This will be the last uni-related post of the year (for my undergraduate degree anyway), but not the last update for this project. The interactive table will be exhibited as part of the COFA exhibition, The Annual, at CarriageWorks next month and needs a few adjustments after the feedback during assessment this week.
By reading over the shrinking posts on this blog during the past month or so, it’s probably no surprise that I’ve been busy with the interactive table project (titled All Is Domain). The scale and complexity of the work is far beyond anything I’ve ever attempted on my own and accordingly needed a lot more time devoted to it (just ask my partner).
Having said that, I’m proud of the way it has come together. This is by no means a polished, commercially-ready work – more a solid prototype for a system that could be evolved in some really interesting ways. Just imagine a 10m square sand pit, where people could literally dig with shovels for interactive treasure!
In broad terms, the system works like this: sensors on each side of the table let the computer know when someone is present. When a person is next to the table, the camera shows the depth of silica on the table by projecting topographical lines upon it. These lines change in real-time to show interaction. There are several visual cues, ‘hidden’ at depth in the silica. When they are revealed, they trigger a sound event – as if the interaction has uncovered a piece of history from the space.
Stop-motion setup of the table. Note the moving projection – tape does not make successful rigging.
As I’ve pointed out, there’s still more work to be done, but now it’s really just a matter of fine tuning – the functionality of the project will remain the same. The most important thing that came from the assessment of All Is Domain, was being able to observe how people interact with the work – before they’re told how it functions. Obviously, I won’t be able to stand by my project during the exhibition, explaining to people how to use it. Therefore, creating an interface that is intuitive is important.
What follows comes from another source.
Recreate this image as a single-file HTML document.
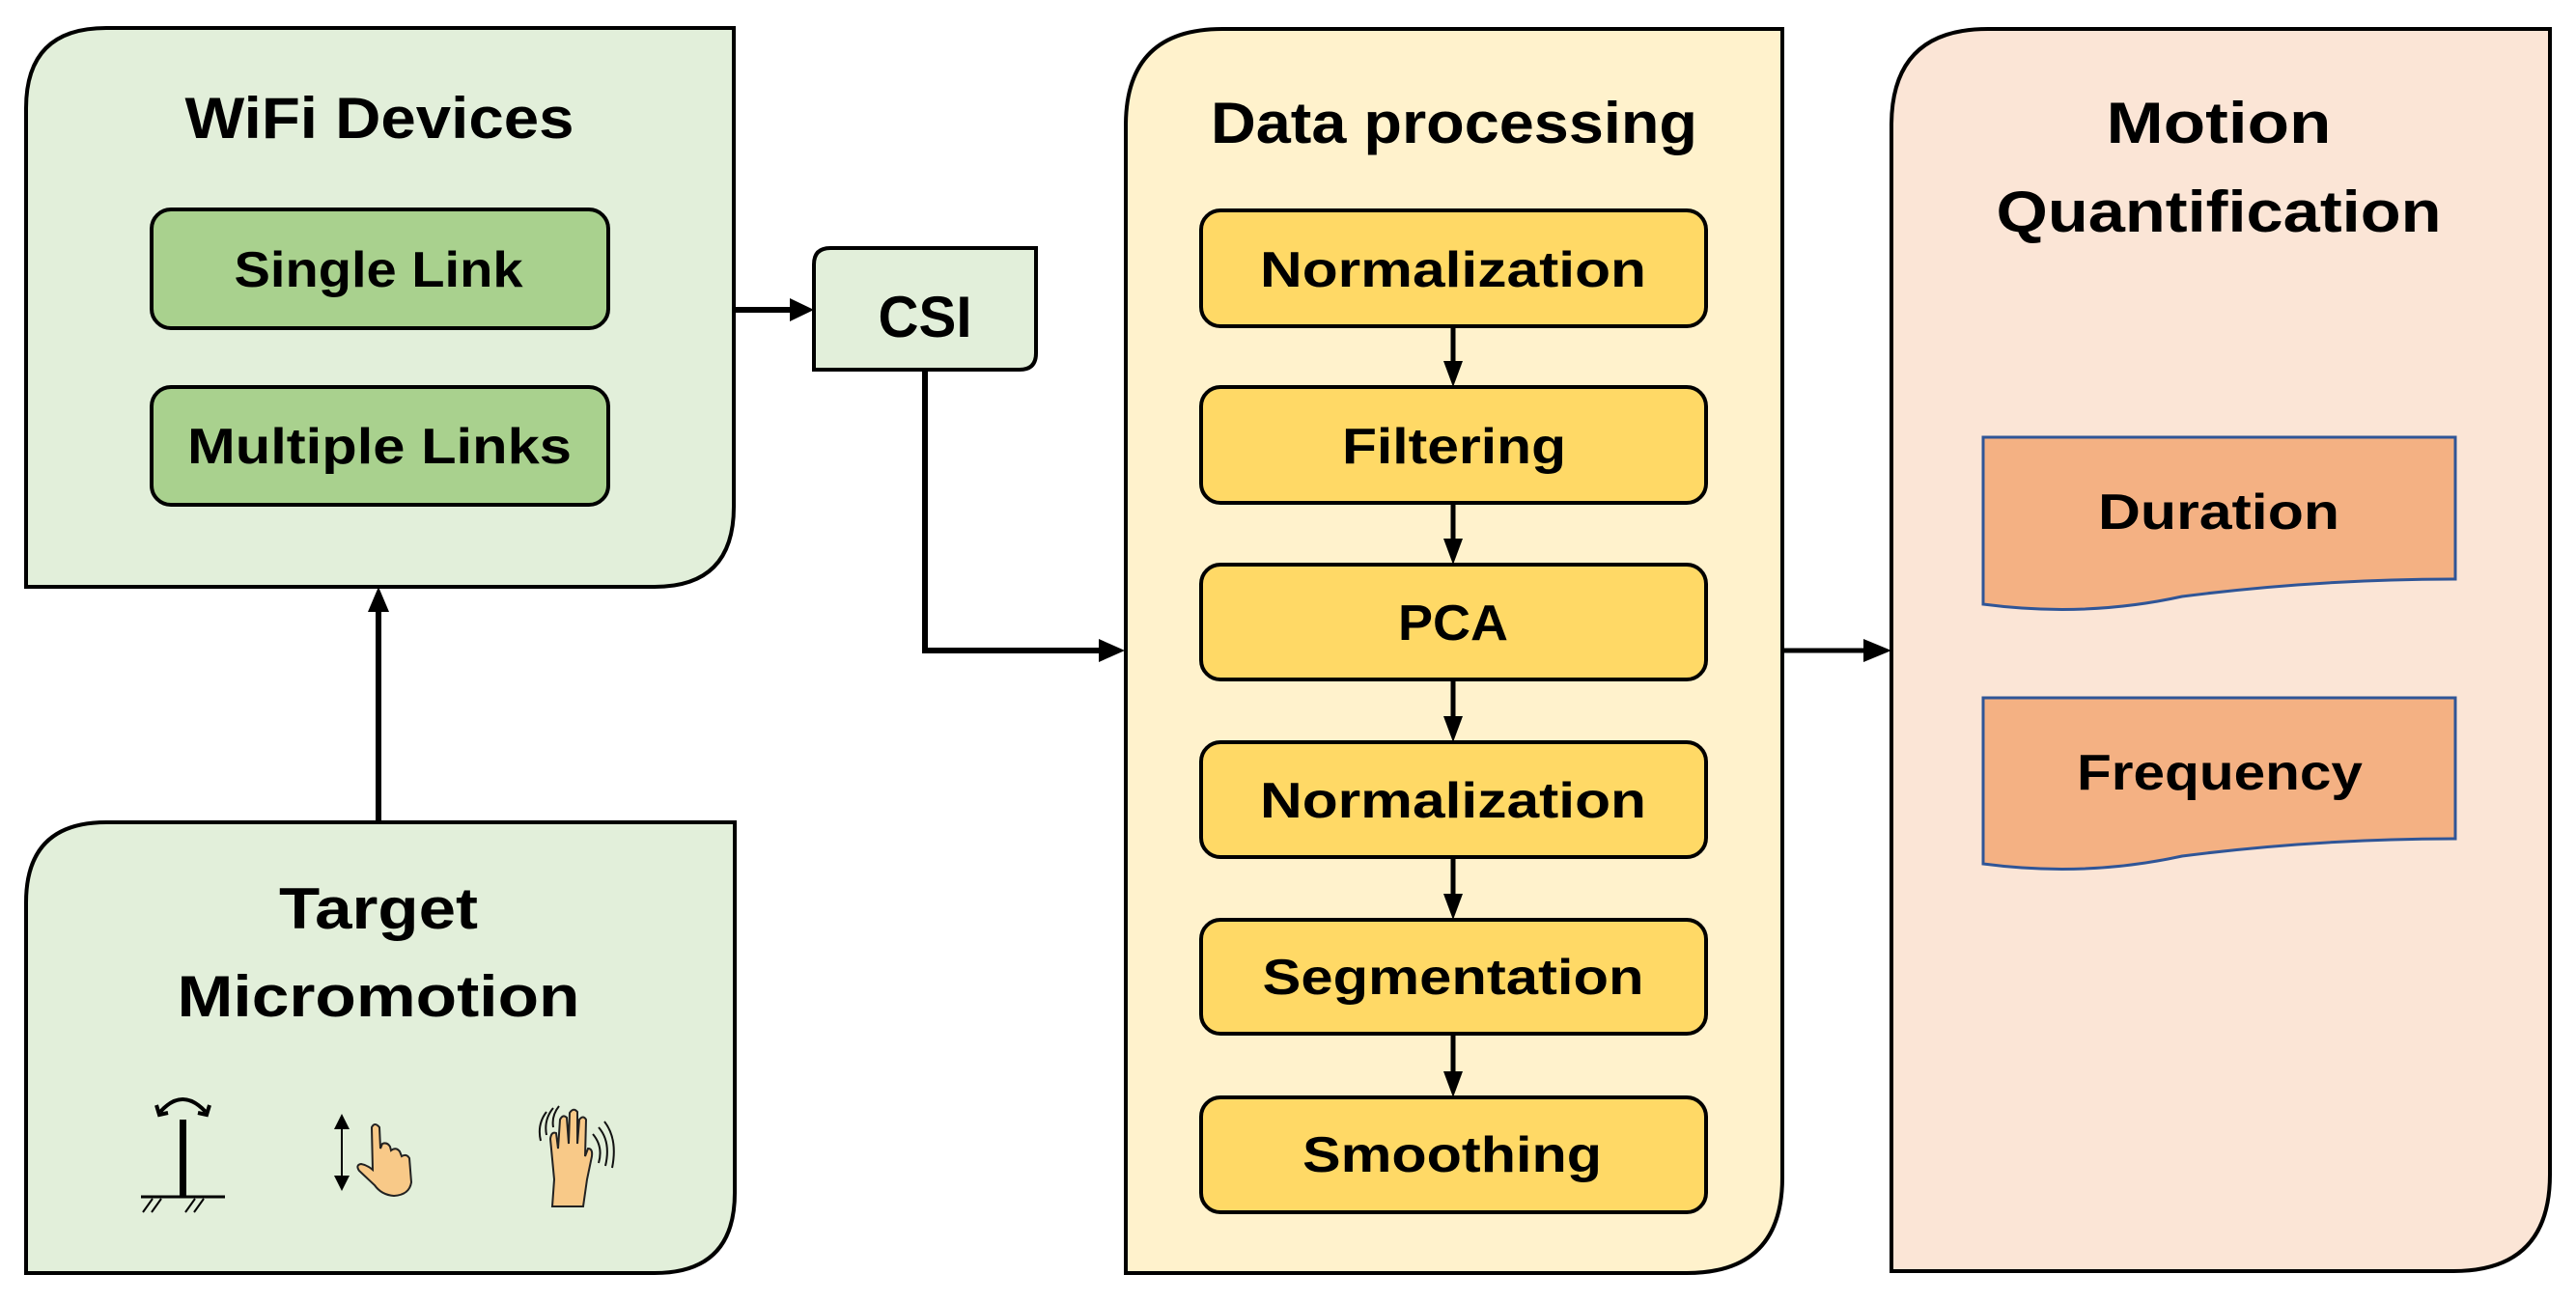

It was interesting to see how some people were extremely tentative about physically touching the surface – as if they needed assurance that they were allowed to do so. Whilst others immediately shoved their hands in and flung the silica around, too quickly for the system to respond with feedback. These are the broad responses that I need to have the system embrace if I want the work to be successful in an exhibition environment.
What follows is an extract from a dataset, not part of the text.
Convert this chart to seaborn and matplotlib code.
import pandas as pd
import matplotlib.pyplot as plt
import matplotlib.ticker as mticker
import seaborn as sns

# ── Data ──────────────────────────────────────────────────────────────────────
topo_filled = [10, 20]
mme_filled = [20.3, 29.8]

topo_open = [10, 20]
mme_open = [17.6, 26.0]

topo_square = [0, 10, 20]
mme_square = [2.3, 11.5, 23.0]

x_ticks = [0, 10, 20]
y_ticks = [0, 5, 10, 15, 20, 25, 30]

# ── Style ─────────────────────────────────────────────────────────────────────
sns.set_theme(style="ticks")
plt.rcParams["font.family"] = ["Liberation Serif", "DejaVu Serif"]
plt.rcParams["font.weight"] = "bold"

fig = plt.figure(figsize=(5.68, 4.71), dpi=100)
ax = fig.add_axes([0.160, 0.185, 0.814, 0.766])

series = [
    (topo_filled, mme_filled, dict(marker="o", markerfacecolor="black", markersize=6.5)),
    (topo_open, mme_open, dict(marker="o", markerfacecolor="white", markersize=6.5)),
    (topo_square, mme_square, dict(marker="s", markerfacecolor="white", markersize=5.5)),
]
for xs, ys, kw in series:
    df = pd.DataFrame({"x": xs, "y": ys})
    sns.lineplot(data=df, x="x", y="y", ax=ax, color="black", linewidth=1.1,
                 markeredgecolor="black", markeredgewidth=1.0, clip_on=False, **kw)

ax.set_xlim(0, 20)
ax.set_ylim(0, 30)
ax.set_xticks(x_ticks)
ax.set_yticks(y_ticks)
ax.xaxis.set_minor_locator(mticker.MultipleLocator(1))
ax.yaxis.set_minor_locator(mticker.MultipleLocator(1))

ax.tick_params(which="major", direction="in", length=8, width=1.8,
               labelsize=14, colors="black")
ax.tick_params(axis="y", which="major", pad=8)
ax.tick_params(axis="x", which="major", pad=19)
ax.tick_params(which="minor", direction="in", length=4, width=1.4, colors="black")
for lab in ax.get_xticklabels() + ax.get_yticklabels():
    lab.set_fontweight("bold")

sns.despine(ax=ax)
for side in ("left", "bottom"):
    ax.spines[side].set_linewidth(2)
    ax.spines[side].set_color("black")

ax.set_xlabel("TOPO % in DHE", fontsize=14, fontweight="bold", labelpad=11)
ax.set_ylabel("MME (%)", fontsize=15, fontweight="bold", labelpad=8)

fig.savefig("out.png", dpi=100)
Also on the to-do list is getting the Max/MSP/Jitter patch into a more modular, efficient and logical format. There’s quite a lot going on inside of it, which can probably be recycled for future projects. However, in the meantime I will make the code available for anyone who’s interested – much of it is based upon the coding of others generous enough to share their ideas, and I believe in having the same attitude.
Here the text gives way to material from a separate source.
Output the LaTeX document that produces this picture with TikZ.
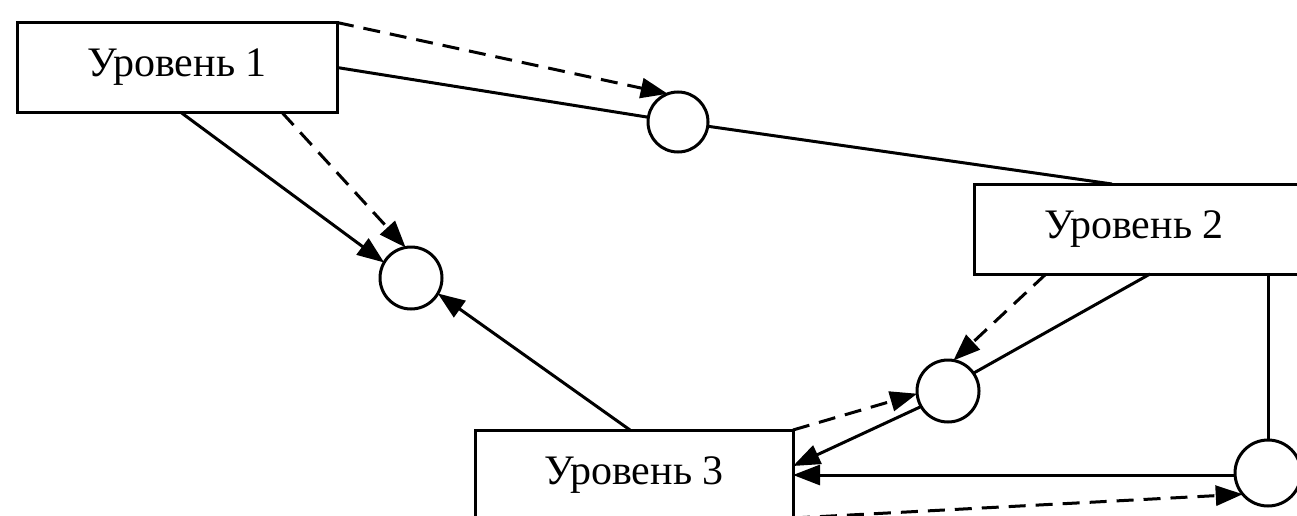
\documentclass[tikz,border=0pt]{standalone}
\usepackage{fontspec}
\setmainfont{Liberation Serif}
\usetikzlibrary{arrows.meta,calc}
\begin{document}
\begin{tikzpicture}[x=1pt,y=-1pt,
  lbl/.style={font=\fontsize{42}{44}\selectfont},
  box/.style={draw,line width=3pt,minimum height=90pt,inner sep=0pt,outer sep=0pt,lbl},
  ring/.style={draw,circle,line width=3pt,inner sep=0pt,outer sep=0pt},
  con/.style={line width=3pt},
  dsh/.style={con,dash pattern=on 17pt off 10pt},
  arr/.style={-{Triangle[length=27pt,width=20pt]}}]
\useasboundingbox (0,0) rectangle (1297,516);
\clip (0,0) rectangle (1297,516);
% boxes
\node[box,minimum width=320pt] (b1) at (177,67.5) {Уровень 1};
\node[box,minimum width=440pt] (b2) at (1194,229) {};
\node[lbl] (t2) at (1134,229) {Уровень 2};
\node[box,minimum width=318pt] (b3) at (634,475) {Уровень 3};
% circles
\node[ring,minimum size=60pt] (A) at (678,122) {};
\node[ring,minimum size=62pt] (B) at (411,278) {};
\node[ring,minimum size=62pt] (C) at (948,391) {};
\node[ring,minimum size=66pt] (D) at (1268,473) {};
% coordinates
\coordinate (b2top) at ($(b2.north west)+(138,0)$);
\coordinate (b1s1) at ($(b1.south west)+(164,0)$);
\coordinate (b1s2) at ($(b1.south west)+(265,0)$);
\coordinate (b3n) at ($(b3.north west)+(155,0)$);
\coordinate (b2s1) at ($(b2.south west)+(72,0)$);
\coordinate (b2s2) at ($(b2.south west)+(176,0)$);
\coordinate (b2s3) at ($(b2.south west)+(294,0)$);
\coordinate (b3e1) at ($(b3.north east)+(0,36)$);
\coordinate (b3e2) at ($(b3.south east)+(0,-2)$);
% connectors
\draw[con] (b1.east) -- (A);
\draw[con] (A) -- (b2top);
\draw[dsh,arr] (b1.north east) -- (A.110);
\draw[con,arr] (b1s1) -- (B.150);
\draw[dsh,arr] (b1s2) -- (B.100);
\draw[con,arr] (b3n) -- (B.-30);
\draw[dsh,arr] (b2s1) -- (C.80);
\draw[con] (b2s2) -- (C.35);
\draw[dsh,arr] (b3.north east) -- (C.185);
\draw[con,arr] (C.210) -- (b3e1);
\draw[con] (b2s3) -- (D.north);
\draw[con,arr] (D.west |- b3.east) -- (b3.east);
\draw[dsh,arr] (b3e2) -- (D.220);
\end{tikzpicture}
\end{document}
Also a part of this subject, was producing a portfolio to accompany my work at the exhibition. As is the nature of my undergraduate degree, this has all been building up to “getting a job”, and so showing the industry people in attendance what you’re capable of is considered quite important.
However, being the stubborn individual that I am, I approached the portfolio differently. I’m not a fan of show reels on DVD, and so putting together a body of time-based work in a portfolio doesn’t make a lot of sense to me – anyone who’s interested can just as easily click onto this blog, or Flickr photostream. For me, the portfolio was about creating a memento of the past 3 years of my work. Something tangible that I can keep like a photo album, and as removed from my generally digital world as possible.
Printed at Blurb, I’m pretty happy with the result. The pages feel a little brief next to the hard cover, but overall it came through as a nice package. The portfolio covers not only my interactive and time-based work, but also some of the print/screen graphics I’ve done in the past few years.
So for now, that’s uni wrapped up (I might post some more details on the electronics side of All Is Domain soon). Three years totally whizzed by, but I had the opportunity to produce a fairly large body of work that I wouldn’t have otherwise been able to. This course has also given me a great deal more confidence and direction to pursue interactive/physical work, which I’m definitely grateful for.